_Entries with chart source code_
# # # # # # #
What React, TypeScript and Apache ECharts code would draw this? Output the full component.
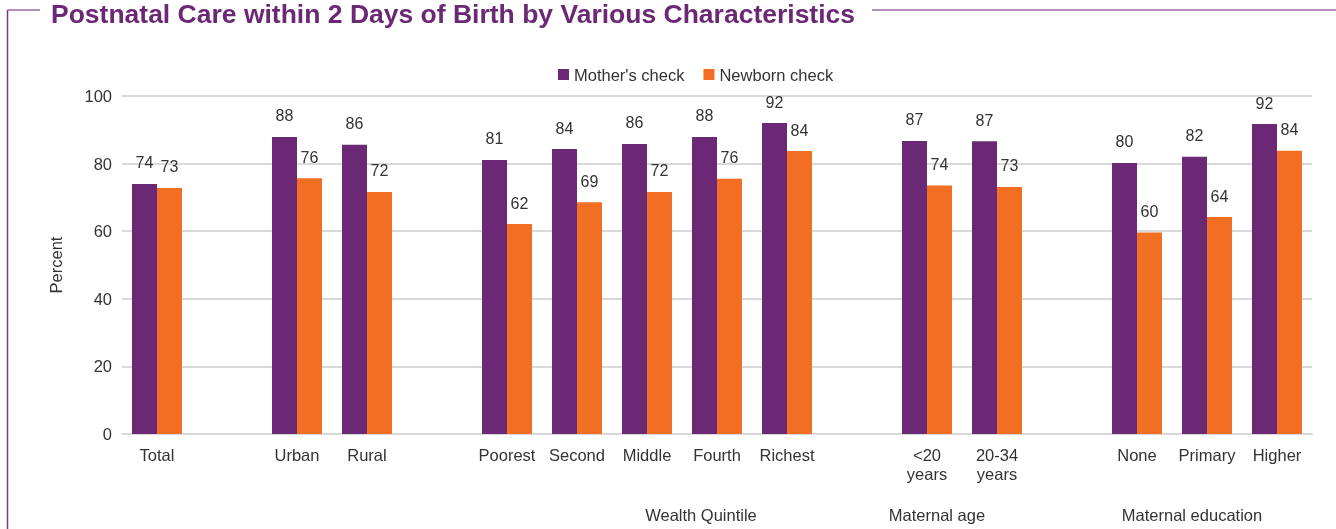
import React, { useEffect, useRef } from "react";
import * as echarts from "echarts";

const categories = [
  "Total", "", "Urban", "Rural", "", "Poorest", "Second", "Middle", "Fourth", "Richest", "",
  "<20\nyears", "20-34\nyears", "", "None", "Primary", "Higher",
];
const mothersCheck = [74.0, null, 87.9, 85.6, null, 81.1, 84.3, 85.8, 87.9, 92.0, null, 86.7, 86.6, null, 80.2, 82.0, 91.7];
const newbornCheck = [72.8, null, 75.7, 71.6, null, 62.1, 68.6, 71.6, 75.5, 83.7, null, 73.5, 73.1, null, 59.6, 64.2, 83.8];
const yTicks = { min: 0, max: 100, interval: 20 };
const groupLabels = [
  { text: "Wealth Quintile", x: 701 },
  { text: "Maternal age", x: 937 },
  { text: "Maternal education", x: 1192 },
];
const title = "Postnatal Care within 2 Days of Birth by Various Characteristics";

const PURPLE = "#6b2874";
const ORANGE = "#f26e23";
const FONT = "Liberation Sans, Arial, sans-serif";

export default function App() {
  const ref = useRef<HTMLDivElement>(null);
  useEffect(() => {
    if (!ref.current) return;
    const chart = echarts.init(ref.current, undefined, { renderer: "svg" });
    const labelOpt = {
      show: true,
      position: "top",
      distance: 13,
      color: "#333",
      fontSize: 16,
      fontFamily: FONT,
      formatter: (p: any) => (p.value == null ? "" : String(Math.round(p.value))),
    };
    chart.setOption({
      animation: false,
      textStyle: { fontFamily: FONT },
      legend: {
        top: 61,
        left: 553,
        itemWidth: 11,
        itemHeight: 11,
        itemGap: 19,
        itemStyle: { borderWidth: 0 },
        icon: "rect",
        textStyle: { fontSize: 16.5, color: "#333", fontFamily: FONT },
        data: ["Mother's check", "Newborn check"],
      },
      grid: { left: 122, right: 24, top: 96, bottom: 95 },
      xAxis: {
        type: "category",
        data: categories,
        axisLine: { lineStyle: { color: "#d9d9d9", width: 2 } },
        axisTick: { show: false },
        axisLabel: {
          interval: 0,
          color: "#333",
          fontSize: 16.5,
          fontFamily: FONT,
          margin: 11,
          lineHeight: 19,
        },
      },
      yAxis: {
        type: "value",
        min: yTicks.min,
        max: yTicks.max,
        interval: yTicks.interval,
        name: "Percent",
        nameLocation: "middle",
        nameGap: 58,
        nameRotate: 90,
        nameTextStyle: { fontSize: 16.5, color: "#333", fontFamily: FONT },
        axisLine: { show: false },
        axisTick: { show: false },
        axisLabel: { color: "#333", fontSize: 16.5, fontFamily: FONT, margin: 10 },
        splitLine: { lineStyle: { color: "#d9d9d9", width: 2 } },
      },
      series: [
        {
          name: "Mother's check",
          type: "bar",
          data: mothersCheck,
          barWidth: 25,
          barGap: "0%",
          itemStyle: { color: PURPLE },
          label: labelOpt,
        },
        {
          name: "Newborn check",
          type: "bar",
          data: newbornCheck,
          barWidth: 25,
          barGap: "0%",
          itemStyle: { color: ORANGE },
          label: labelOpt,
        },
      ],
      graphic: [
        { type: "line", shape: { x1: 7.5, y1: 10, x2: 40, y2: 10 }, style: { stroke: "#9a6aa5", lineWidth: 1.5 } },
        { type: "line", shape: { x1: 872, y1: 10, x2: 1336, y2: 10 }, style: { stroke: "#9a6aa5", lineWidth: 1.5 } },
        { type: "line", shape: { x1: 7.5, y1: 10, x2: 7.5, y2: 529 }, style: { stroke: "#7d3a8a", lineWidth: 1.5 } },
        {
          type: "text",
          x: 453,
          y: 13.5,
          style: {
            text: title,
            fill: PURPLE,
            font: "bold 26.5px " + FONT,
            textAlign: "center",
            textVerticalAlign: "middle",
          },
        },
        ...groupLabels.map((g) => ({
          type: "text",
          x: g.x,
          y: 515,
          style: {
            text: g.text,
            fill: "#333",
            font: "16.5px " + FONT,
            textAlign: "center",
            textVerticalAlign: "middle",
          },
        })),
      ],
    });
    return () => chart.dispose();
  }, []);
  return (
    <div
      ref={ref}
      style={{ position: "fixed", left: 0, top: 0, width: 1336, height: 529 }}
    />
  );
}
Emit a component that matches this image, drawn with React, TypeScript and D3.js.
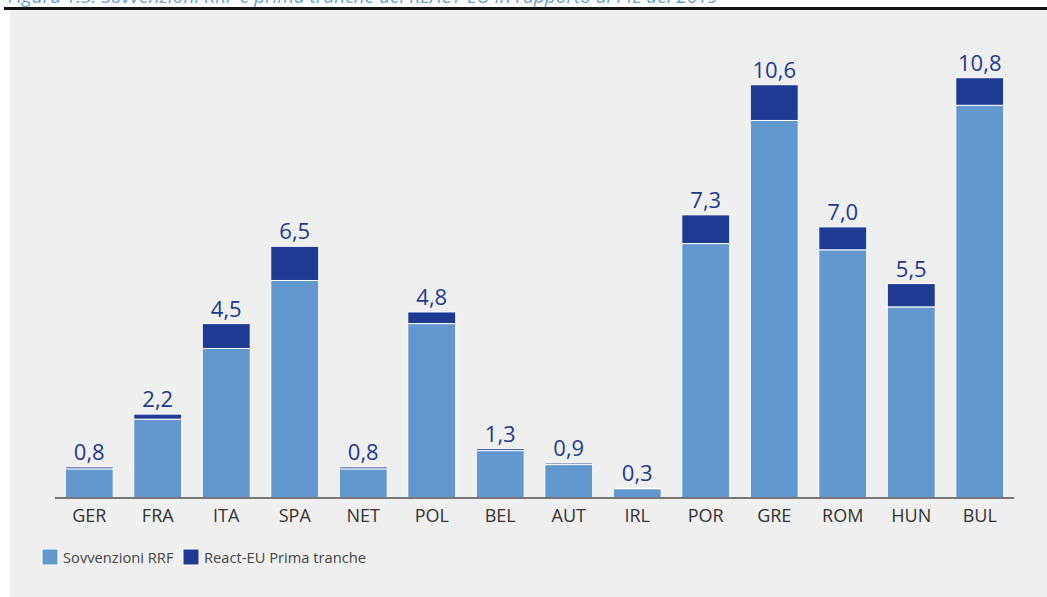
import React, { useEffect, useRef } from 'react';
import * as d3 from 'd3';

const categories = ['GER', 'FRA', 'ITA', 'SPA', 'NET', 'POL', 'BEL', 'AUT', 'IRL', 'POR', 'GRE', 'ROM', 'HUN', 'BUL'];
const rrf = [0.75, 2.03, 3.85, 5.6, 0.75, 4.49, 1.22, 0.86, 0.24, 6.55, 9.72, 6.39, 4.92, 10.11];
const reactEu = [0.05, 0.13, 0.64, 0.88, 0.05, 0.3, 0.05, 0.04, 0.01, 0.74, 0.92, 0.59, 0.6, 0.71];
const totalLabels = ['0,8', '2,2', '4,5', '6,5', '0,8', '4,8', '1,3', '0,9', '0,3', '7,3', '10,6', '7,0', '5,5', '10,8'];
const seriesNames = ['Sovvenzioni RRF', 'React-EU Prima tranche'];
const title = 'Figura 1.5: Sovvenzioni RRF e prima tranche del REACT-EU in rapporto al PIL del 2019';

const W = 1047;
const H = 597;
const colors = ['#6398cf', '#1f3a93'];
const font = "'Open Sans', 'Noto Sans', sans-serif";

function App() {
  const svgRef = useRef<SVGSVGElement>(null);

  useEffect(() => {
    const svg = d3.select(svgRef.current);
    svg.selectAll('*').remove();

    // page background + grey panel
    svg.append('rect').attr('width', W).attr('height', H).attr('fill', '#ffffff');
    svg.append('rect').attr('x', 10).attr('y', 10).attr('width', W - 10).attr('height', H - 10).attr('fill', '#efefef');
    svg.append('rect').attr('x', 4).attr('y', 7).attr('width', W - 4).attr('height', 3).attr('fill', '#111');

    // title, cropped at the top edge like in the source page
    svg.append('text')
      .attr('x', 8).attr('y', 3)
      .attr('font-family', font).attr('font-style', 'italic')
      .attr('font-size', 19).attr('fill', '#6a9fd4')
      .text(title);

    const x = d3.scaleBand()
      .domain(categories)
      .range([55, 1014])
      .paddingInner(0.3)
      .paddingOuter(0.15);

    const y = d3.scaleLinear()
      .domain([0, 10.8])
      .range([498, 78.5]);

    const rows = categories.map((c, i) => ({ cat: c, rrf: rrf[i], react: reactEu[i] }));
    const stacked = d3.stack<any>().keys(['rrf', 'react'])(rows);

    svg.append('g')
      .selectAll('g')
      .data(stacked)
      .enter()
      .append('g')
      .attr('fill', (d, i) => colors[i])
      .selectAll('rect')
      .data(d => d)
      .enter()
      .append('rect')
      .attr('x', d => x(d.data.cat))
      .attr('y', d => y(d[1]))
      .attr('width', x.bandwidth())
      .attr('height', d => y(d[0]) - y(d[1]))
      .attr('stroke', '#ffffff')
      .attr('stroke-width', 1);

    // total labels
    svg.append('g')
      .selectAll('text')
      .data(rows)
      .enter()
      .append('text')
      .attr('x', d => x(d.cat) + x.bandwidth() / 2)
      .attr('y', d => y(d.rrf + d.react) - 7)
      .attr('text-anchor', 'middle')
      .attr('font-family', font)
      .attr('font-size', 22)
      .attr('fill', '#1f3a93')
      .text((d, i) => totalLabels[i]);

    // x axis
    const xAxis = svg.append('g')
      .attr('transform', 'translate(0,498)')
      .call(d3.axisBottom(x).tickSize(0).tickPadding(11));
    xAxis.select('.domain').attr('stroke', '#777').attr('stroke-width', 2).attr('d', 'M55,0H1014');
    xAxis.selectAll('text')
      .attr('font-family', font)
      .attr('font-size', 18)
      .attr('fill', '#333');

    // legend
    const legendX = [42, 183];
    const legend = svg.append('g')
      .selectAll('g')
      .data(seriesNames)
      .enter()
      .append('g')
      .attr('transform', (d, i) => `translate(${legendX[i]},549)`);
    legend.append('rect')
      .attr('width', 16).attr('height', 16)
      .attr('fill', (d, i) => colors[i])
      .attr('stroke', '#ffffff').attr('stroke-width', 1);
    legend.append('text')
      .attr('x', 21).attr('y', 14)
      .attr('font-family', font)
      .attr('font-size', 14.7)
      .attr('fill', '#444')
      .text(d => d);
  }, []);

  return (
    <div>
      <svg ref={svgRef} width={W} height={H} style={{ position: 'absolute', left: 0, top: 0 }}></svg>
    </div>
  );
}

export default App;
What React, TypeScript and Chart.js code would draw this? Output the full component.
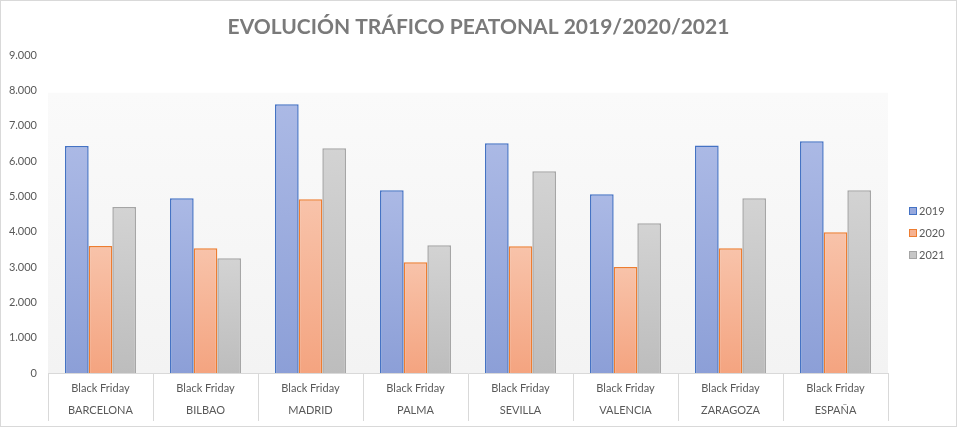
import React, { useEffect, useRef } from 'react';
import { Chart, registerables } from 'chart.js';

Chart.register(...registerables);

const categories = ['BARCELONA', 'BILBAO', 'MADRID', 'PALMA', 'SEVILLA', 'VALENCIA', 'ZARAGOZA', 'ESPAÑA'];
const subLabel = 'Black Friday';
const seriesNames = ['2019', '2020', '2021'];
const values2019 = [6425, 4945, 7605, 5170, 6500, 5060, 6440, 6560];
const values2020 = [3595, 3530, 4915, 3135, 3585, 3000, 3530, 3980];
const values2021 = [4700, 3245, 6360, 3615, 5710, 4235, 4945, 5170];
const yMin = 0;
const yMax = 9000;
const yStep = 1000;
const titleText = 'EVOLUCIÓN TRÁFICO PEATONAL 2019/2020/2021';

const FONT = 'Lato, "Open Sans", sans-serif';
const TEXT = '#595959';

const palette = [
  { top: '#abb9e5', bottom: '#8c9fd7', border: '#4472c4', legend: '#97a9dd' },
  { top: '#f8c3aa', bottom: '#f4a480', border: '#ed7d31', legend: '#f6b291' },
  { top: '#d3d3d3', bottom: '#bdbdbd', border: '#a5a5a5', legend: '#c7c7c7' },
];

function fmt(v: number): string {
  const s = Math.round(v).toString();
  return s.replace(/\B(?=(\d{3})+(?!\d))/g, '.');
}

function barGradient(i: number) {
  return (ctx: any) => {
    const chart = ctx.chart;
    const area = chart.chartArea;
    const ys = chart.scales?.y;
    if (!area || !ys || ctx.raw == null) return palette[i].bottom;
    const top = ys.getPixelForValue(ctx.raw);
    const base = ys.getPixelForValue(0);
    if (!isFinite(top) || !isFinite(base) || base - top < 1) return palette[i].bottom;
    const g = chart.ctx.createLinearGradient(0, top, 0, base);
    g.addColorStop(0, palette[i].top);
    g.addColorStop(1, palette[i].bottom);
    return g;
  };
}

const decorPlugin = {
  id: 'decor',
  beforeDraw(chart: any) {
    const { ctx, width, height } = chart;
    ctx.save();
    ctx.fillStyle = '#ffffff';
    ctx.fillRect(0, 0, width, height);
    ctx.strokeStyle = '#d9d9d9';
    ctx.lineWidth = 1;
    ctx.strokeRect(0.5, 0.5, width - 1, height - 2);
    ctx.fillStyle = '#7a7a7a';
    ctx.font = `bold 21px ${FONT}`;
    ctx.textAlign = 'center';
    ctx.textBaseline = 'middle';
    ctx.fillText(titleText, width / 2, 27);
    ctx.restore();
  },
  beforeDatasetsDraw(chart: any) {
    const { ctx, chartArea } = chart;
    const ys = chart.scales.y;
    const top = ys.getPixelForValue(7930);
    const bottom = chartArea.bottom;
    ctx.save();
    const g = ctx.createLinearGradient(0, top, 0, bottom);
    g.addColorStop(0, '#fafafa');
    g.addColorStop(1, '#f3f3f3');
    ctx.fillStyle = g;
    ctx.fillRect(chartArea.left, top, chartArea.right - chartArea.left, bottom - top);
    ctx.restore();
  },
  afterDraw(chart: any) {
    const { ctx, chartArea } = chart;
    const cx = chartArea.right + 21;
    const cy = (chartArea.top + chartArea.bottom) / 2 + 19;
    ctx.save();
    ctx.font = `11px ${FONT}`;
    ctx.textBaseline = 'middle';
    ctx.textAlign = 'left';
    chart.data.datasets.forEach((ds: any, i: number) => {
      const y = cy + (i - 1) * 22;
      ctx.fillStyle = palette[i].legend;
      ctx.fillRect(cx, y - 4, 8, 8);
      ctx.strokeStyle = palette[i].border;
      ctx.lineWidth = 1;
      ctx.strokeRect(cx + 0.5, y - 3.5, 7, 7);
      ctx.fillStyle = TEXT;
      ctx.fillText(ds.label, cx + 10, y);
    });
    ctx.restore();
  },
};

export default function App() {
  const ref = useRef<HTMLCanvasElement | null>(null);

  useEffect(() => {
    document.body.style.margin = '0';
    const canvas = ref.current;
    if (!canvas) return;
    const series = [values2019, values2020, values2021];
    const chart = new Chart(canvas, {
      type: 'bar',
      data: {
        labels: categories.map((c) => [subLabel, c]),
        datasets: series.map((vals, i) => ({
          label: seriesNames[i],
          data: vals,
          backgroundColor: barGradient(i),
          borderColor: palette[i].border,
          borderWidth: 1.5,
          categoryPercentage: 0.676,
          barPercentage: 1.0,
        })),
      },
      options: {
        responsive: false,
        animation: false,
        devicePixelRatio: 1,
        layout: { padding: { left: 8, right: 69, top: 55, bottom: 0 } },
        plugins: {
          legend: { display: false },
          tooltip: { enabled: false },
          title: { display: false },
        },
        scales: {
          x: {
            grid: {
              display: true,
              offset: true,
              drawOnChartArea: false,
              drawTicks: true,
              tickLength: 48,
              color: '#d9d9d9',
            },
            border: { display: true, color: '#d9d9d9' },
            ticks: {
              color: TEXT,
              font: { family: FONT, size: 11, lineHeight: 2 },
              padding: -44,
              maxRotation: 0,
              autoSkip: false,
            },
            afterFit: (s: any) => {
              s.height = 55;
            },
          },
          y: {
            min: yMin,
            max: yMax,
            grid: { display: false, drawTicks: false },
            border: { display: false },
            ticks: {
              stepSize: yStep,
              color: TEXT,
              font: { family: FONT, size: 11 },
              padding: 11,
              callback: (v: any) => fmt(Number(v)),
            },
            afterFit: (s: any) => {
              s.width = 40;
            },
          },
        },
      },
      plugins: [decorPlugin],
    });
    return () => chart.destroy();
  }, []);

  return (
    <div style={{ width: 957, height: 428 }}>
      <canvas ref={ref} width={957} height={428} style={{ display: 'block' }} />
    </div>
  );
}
# # # # # # #
Every line from the top of the material above through the line with "import * as echarts" should be duplicated exactly, please; leave out the pictures.

_WRITTEN ANSWER_
What React, TypeScript and Apache ECharts code would draw this? Output the full component.
import React, { useEffect, useRef } from "react";
import * as echarts from "echarts";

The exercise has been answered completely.